Tamatsi Kauyumarie had waited on a sharp peak (top left corner) in the area over a place where the Hewixi lived called Kurupú Nakatá, meaning ‘inside” (nakatá) “the snail” (kurupú) because of the deep cave which was beneath the peak. Before he descended, he spread the ground with thorny stickers of the tauxirra plant (Mex. Guizapol, green plant with blue burrs, top left). Then reaching the area where the Hewixi slept, he replaced the bowl and arrows and escaped back up the cliff. The Hewixi awoke and, discovering their loss, set out in pursuit of Tamatsi Kauyumarie. Each time they would near him he would change into another form, animal, plant or mineral. The fox and crow threw in their path more tauxirra stickers, the horn-shaped needles of the upá and the spines of the ruxi (two varieties of acacia). 2

Unable to track down Tamatsi Kauyumarie, they returned to capture Takutsi Nakawé instead. But, as soon as she saw the instruments had been stolen, she stopped her drumming and fled in the opposite direction taking her plumed-arrows (muvierixi) and-her staff (upper right). When the Hewixi finally approached, she ejected hot ashes from her body and a substance from her staff that released sparks when it hit the ground. Though the Hewixi were scared, they kept returning to harass her. She finally escaped by bewitching them into killing each other and suffering deadly accidents.

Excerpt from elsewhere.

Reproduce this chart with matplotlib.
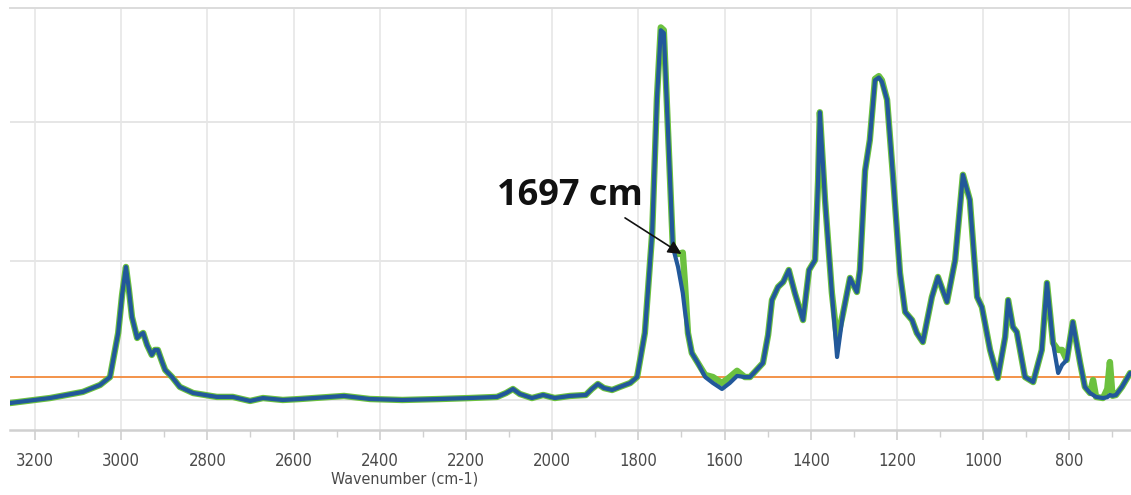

With the help of the instruments captured by Tamatsi Kauyumarie, the temple (tuki) was built and the gourd that calls for the rain was placed within it. The two arrows, one blue for invoking female spirits and one red for invoking male spirits, now enable the peyote hunters to make the pilgrimage to Wírikuta, to hunt the peyote-deer and to celebrate the peyote ceremony (Hikuri Neixa) afterwards. Thus, the Tatutuma were able to reach Wírikuta as do their descendants, the Huichol (Wixaritari).

[1] A nakawé is any dangerous beast who devours people.

[2] The three species of thorny plants that were thrown at the Hewixi to aid the escape of Tamatsi Kauyumarie are to this day spread around the house of dead person to prevent it from returning to harm the family.

Explanation and translation based on a tape recorded conversation with the artist.